• **Task directions**
Reproduce the listing below without changes, except that pictures are left out.

* START *

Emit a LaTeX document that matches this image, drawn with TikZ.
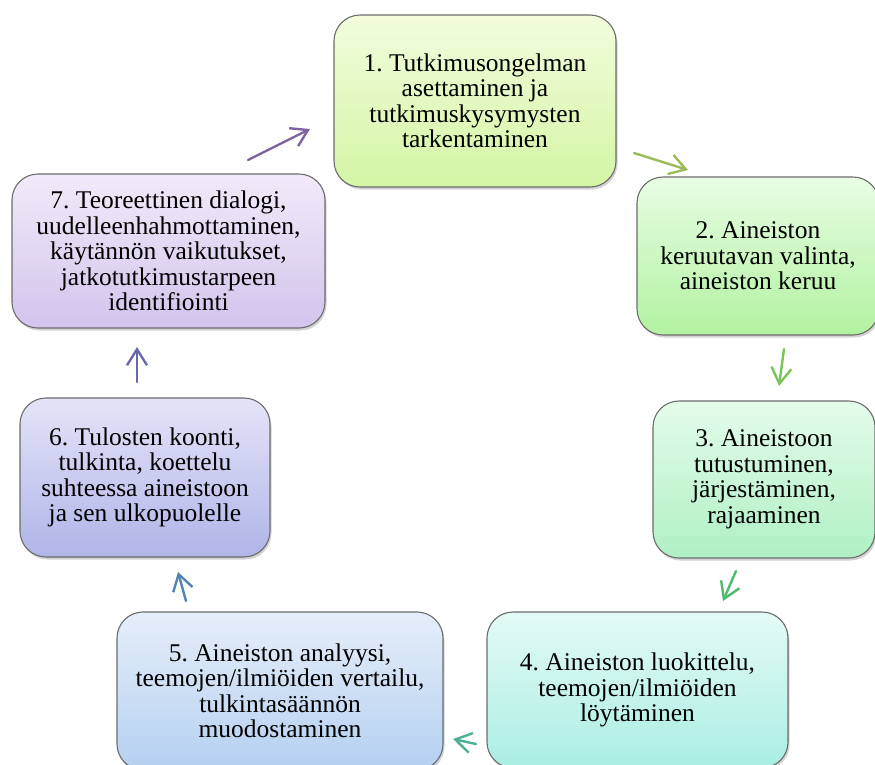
\documentclass[tikz,border=0pt]{standalone}
\usepackage{fontspec}
\setmainfont{Liberation Serif}
\usetikzlibrary{arrows.meta,shadows}
\frenchspacing

% Gradient colours of the seven phases (top and bottom).
\definecolor{v1a}{RGB}{242,253,220}
\definecolor{v1b}{RGB}{212,245,165}
\definecolor{v2a}{RGB}{232,253,228}
\definecolor{v2b}{RGB}{178,242,160}
\definecolor{v3a}{RGB}{228,252,235}
\definecolor{v3b}{RGB}{175,240,195}
\definecolor{v4a}{RGB}{228,250,246}
\definecolor{v4b}{RGB}{170,238,226}
\definecolor{v5a}{RGB}{230,238,250}
\definecolor{v5b}{RGB}{180,208,240}
\definecolor{v6a}{RGB}{228,228,248}
\definecolor{v6b}{RGB}{176,180,232}
\definecolor{v7a}{RGB}{242,234,250}
\definecolor{v7b}{RGB}{210,196,236}

% Arrow colours.
\definecolor{n1}{RGB}{155,187,89}
\definecolor{n2}{RGB}{122,196,92}
\definecolor{n3}{RGB}{80,186,112}
\definecolor{n4}{RGB}{78,175,150}
\definecolor{n5}{RGB}{82,132,182}
\definecolor{n6}{RGB}{104,104,172}
\definecolor{n7}{RGB}{128,100,162}

\begin{document}
\begin{tikzpicture}[x=1pt,y=-1pt,
    vaihe/.style={draw=gray!85!black, line width=1.1pt, rounded corners=26pt,
      align=center, inner sep=0pt, font=\fontsize{25.5}{25.5}\selectfont,
      drop shadow={shadow xshift=1.5pt, shadow yshift=-2.5pt, opacity=0.35}},
    nuoli/.style={line width=2.4pt, line cap=round,
      -{Straight Barb[length=16pt,width=20pt]}}]

      \useasboundingbox (0,0) rectangle (875,764);

      % The seven phases, clockwise from the top.
      \node[vaihe, top color=v1a, bottom color=v1b,
      minimum width=282pt, minimum height=172pt] (ongelma) at (475,101)
      {1. Tutkimusongelman\\asettaminen ja\\tutkimuskysymysten\\tarkentaminen};

      \node[vaihe, top color=v2a, bottom color=v2b,
      minimum width=242pt, minimum height=158pt] (keruu) at (758,256)
      {2. Aineiston\\keruutavan valinta,\\aineiston keruu};

      \node[vaihe, top color=v3a, bottom color=v3b,
      minimum width=222pt, minimum height=157pt] (tutustuminen) at (764,479.5)
      {3. Aineistoon\\tutustuminen,\\järjestäminen,\\rajaaminen};

      \node[vaihe, top color=v4a, bottom color=v4b,
      minimum width=301pt, minimum height=156pt] (luokittelu) at (637.5,690)
      {4. Aineiston luokittelu,\\teemojen/ilmiöiden\\löytäminen};

      \node[vaihe, top color=v5a, bottom color=v5b,
      minimum width=326pt, minimum height=158pt] (analyysi) at (280,691)
      {5. Aineiston analyysi,\\teemojen/ilmiöiden vertailu,\\tulkintasäännön\\muodostaminen};

      \node[vaihe, top color=v6a, bottom color=v6b,
      minimum width=250pt, minimum height=159pt] (koonti) at (145,477.5)
      {6. Tulosten koonti,\\tulkinta, koettelu\\suhteessa aineistoon\\ja sen ulkopuolelle};

      \node[vaihe, top color=v7a, bottom color=v7b,
      minimum width=313pt, minimum height=154pt] (dialogi) at (168.5,251)
      {7. Teoreettinen dialogi,\\uudelleenhahmottaminen,\\käytännön vaikutukset,\\jatkotutkimustarpeen\\identifiointi};

      % End points of the short arrows between the phases.
      \coordinate (a1) at (634,153);   \coordinate (b1) at (688,170);
      \coordinate (a2) at (784,349);   \coordinate (b2) at (779,386);
      \coordinate (a3) at (736,571);   \coordinate (b3) at (723,601);
      \coordinate (a4) at (476,744);   \coordinate (b4) at (453,739);
      \coordinate (a5) at (186,601);   \coordinate (b5) at (178,572);
      \coordinate (a6) at (137,382);   \coordinate (b6) at (137,347);
      \coordinate (a7) at (248,160);   \coordinate (b7) at (310,129);

      % The cycle arrows.
      \draw[nuoli, n1] (a1) -- (b1);
      \draw[nuoli, n2] (a2) -- (b2);
      \draw[nuoli, n3] (a3) -- (b3);
      \draw[nuoli, n4] (a4) -- (b4);
      \draw[nuoli, n5] (a5) -- (b5);
      \draw[nuoli, n6] (a6) -- (b6);
      \draw[nuoli, n7] (a7) -- (b7);
\end{tikzpicture}
\end{document}
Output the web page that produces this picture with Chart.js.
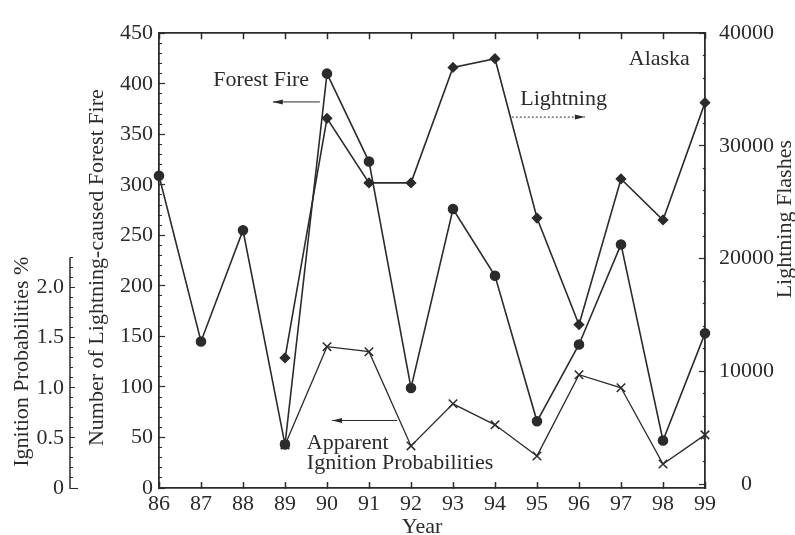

* END *

• **Task result**
Emit a LaTeX document that matches this image, drawn with TikZ.
\documentclass[tikz,border=0pt]{standalone}
\usepackage{fontspec}
\setmainfont{Liberation Serif}
\usetikzlibrary{arrows.meta,shadows}
\frenchspacing

% Gradient colours of the seven phases (top and bottom).
\definecolor{v1a}{RGB}{242,253,220}
\definecolor{v1b}{RGB}{212,245,165}
\definecolor{v2a}{RGB}{232,253,228}
\definecolor{v2b}{RGB}{178,242,160}
\definecolor{v3a}{RGB}{228,252,235}
\definecolor{v3b}{RGB}{175,240,195}
\definecolor{v4a}{RGB}{228,250,246}
\definecolor{v4b}{RGB}{170,238,226}
\definecolor{v5a}{RGB}{230,238,250}
\definecolor{v5b}{RGB}{180,208,240}
\definecolor{v6a}{RGB}{228,228,248}
\definecolor{v6b}{RGB}{176,180,232}
\definecolor{v7a}{RGB}{242,234,250}
\definecolor{v7b}{RGB}{210,196,236}

% Arrow colours.
\definecolor{n1}{RGB}{155,187,89}
\definecolor{n2}{RGB}{122,196,92}
\definecolor{n3}{RGB}{80,186,112}
\definecolor{n4}{RGB}{78,175,150}
\definecolor{n5}{RGB}{82,132,182}
\definecolor{n6}{RGB}{104,104,172}
\definecolor{n7}{RGB}{128,100,162}

\begin{document}
\begin{tikzpicture}[x=1pt,y=-1pt,
    vaihe/.style={draw=gray!85!black, line width=1.1pt, rounded corners=26pt,
      align=center, inner sep=0pt, font=\fontsize{25.5}{25.5}\selectfont,
      drop shadow={shadow xshift=1.5pt, shadow yshift=-2.5pt, opacity=0.35}},
    nuoli/.style={line width=2.4pt, line cap=round,
      -{Straight Barb[length=16pt,width=20pt]}}]

      \useasboundingbox (0,0) rectangle (875,764);

      % The seven phases, clockwise from the top.
      \node[vaihe, top color=v1a, bottom color=v1b,
      minimum width=282pt, minimum height=172pt] (ongelma) at (475,101)
      {1. Tutkimusongelman\\asettaminen ja\\tutkimuskysymysten\\tarkentaminen};

      \node[vaihe, top color=v2a, bottom color=v2b,
      minimum width=242pt, minimum height=158pt] (keruu) at (758,256)
      {2. Aineiston\\keruutavan valinta,\\aineiston keruu};

      \node[vaihe, top color=v3a, bottom color=v3b,
      minimum width=222pt, minimum height=157pt] (tutustuminen) at (764,479.5)
      {3. Aineistoon\\tutustuminen,\\järjestäminen,\\rajaaminen};

      \node[vaihe, top color=v4a, bottom color=v4b,
      minimum width=301pt, minimum height=156pt] (luokittelu) at (637.5,690)
      {4. Aineiston luokittelu,\\teemojen/ilmiöiden\\löytäminen};

      \node[vaihe, top color=v5a, bottom color=v5b,
      minimum width=326pt, minimum height=158pt] (analyysi) at (280,691)
      {5. Aineiston analyysi,\\teemojen/ilmiöiden vertailu,\\tulkintasäännön\\muodostaminen};

      \node[vaihe, top color=v6a, bottom color=v6b,
      minimum width=250pt, minimum height=159pt] (koonti) at (145,477.5)
      {6. Tulosten koonti,\\tulkinta, koettelu\\suhteessa aineistoon\\ja sen ulkopuolelle};

      \node[vaihe, top color=v7a, bottom color=v7b,
      minimum width=313pt, minimum height=154pt] (dialogi) at (168.5,251)
      {7. Teoreettinen dialogi,\\uudelleenhahmottaminen,\\käytännön vaikutukset,\\jatkotutkimustarpeen\\identifiointi};

      % End points of the short arrows between the phases.
      \coordinate (a1) at (634,153);   \coordinate (b1) at (688,170);
      \coordinate (a2) at (784,349);   \coordinate (b2) at (779,386);
      \coordinate (a3) at (736,571);   \coordinate (b3) at (723,601);
      \coordinate (a4) at (476,744);   \coordinate (b4) at (453,739);
      \coordinate (a5) at (186,601);   \coordinate (b5) at (178,572);
      \coordinate (a6) at (137,382);   \coordinate (b6) at (137,347);
      \coordinate (a7) at (248,160);   \coordinate (b7) at (310,129);

      % The cycle arrows.
      \draw[nuoli, n1] (a1) -- (b1);
      \draw[nuoli, n2] (a2) -- (b2);
      \draw[nuoli, n3] (a3) -- (b3);
      \draw[nuoli, n4] (a4) -- (b4);
      \draw[nuoli, n5] (a5) -- (b5);
      \draw[nuoli, n6] (a6) -- (b6);
      \draw[nuoli, n7] (a7) -- (b7);
\end{tikzpicture}
\end{document}
Output the web page that produces this picture with Chart.js.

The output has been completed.